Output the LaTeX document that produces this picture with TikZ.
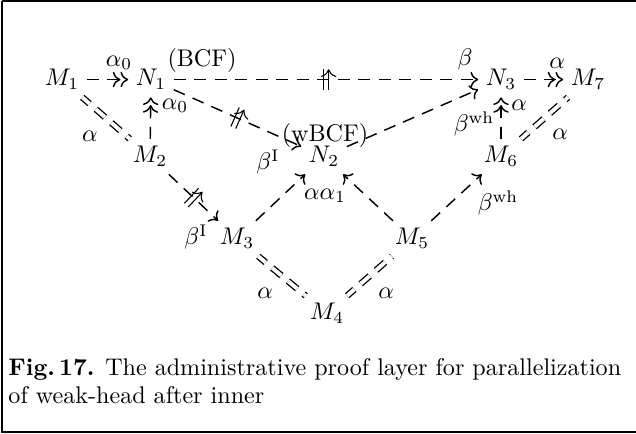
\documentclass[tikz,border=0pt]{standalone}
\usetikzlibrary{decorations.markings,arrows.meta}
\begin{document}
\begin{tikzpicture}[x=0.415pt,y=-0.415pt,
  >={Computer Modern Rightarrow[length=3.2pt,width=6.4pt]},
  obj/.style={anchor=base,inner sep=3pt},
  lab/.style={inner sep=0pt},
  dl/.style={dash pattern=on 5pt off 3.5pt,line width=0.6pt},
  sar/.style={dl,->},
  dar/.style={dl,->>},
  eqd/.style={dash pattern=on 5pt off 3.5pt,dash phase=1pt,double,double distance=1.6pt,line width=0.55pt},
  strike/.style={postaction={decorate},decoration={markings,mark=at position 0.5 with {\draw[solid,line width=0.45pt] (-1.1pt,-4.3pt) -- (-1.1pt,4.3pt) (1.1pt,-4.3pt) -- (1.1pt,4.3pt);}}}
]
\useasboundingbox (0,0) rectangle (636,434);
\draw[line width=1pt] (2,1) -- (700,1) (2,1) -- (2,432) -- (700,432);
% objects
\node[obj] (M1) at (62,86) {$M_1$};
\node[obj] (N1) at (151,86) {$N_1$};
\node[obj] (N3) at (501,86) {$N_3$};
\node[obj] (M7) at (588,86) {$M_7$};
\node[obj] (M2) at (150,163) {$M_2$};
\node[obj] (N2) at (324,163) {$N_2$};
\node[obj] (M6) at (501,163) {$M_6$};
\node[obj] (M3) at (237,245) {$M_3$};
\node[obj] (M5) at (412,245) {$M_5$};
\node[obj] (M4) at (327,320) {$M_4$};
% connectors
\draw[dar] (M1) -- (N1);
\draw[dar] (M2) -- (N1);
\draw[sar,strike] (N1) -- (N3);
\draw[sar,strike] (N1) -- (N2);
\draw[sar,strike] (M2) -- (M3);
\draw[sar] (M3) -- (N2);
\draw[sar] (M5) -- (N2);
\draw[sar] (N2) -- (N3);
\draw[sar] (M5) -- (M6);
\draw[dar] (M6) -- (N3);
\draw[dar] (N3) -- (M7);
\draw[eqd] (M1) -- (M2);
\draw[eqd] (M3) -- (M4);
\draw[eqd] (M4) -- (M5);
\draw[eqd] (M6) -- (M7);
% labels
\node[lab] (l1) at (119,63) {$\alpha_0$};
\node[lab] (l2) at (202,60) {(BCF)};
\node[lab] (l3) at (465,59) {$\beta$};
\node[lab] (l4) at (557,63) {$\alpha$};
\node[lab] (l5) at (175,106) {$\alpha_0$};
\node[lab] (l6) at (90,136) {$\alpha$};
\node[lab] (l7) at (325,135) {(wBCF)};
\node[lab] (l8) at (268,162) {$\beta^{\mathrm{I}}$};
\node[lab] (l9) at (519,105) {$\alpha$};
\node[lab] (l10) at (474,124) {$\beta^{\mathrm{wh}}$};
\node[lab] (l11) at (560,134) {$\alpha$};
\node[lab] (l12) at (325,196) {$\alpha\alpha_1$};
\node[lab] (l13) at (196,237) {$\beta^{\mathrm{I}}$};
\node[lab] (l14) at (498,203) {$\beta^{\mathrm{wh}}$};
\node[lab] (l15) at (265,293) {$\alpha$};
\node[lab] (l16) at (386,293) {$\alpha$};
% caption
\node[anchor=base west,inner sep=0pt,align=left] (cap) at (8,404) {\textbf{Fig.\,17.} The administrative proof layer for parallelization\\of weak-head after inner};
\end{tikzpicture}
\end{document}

━━━━━━━━━━━━━━━━━━━━

> [EXERCISE]:
Retype the whole listing exactly and leave the pictures out.

> [SOLUTION TO THIS PROBLEM]:
Output the LaTeX document that produces this picture with TikZ.
\documentclass[tikz,border=0pt]{standalone}
\usetikzlibrary{decorations.markings,arrows.meta}
\begin{document}
\begin{tikzpicture}[x=0.415pt,y=-0.415pt,
  >={Computer Modern Rightarrow[length=3.2pt,width=6.4pt]},
  obj/.style={anchor=base,inner sep=3pt},
  lab/.style={inner sep=0pt},
  dl/.style={dash pattern=on 5pt off 3.5pt,line width=0.6pt},
  sar/.style={dl,->},
  dar/.style={dl,->>},
  eqd/.style={dash pattern=on 5pt off 3.5pt,dash phase=1pt,double,double distance=1.6pt,line width=0.55pt},
  strike/.style={postaction={decorate},decoration={markings,mark=at position 0.5 with {\draw[solid,line width=0.45pt] (-1.1pt,-4.3pt) -- (-1.1pt,4.3pt) (1.1pt,-4.3pt) -- (1.1pt,4.3pt);}}}
]
\useasboundingbox (0,0) rectangle (636,434);
\draw[line width=1pt] (2,1) -- (700,1) (2,1) -- (2,432) -- (700,432);
% objects
\node[obj] (M1) at (62,86) {$M_1$};
\node[obj] (N1) at (151,86) {$N_1$};
\node[obj] (N3) at (501,86) {$N_3$};
\node[obj] (M7) at (588,86) {$M_7$};
\node[obj] (M2) at (150,163) {$M_2$};
\node[obj] (N2) at (324,163) {$N_2$};
\node[obj] (M6) at (501,163) {$M_6$};
\node[obj] (M3) at (237,245) {$M_3$};
\node[obj] (M5) at (412,245) {$M_5$};
\node[obj] (M4) at (327,320) {$M_4$};
% connectors
\draw[dar] (M1) -- (N1);
\draw[dar] (M2) -- (N1);
\draw[sar,strike] (N1) -- (N3);
\draw[sar,strike] (N1) -- (N2);
\draw[sar,strike] (M2) -- (M3);
\draw[sar] (M3) -- (N2);
\draw[sar] (M5) -- (N2);
\draw[sar] (N2) -- (N3);
\draw[sar] (M5) -- (M6);
\draw[dar] (M6) -- (N3);
\draw[dar] (N3) -- (M7);
\draw[eqd] (M1) -- (M2);
\draw[eqd] (M3) -- (M4);
\draw[eqd] (M4) -- (M5);
\draw[eqd] (M6) -- (M7);
% labels
\node[lab] (l1) at (119,63) {$\alpha_0$};
\node[lab] (l2) at (202,60) {(BCF)};
\node[lab] (l3) at (465,59) {$\beta$};
\node[lab] (l4) at (557,63) {$\alpha$};
\node[lab] (l5) at (175,106) {$\alpha_0$};
\node[lab] (l6) at (90,136) {$\alpha$};
\node[lab] (l7) at (325,135) {(wBCF)};
\node[lab] (l8) at (268,162) {$\beta^{\mathrm{I}}$};
\node[lab] (l9) at (519,105) {$\alpha$};
\node[lab] (l10) at (474,124) {$\beta^{\mathrm{wh}}$};
\node[lab] (l11) at (560,134) {$\alpha$};
\node[lab] (l12) at (325,196) {$\alpha\alpha_1$};
\node[lab] (l13) at (196,237) {$\beta^{\mathrm{I}}$};
\node[lab] (l14) at (498,203) {$\beta^{\mathrm{wh}}$};
\node[lab] (l15) at (265,293) {$\alpha$};
\node[lab] (l16) at (386,293) {$\alpha$};
% caption
\node[anchor=base west,inner sep=0pt,align=left] (cap) at (8,404) {\textbf{Fig.\,17.} The administrative proof layer for parallelization\\of weak-head after inner};
\end{tikzpicture}
\end{document}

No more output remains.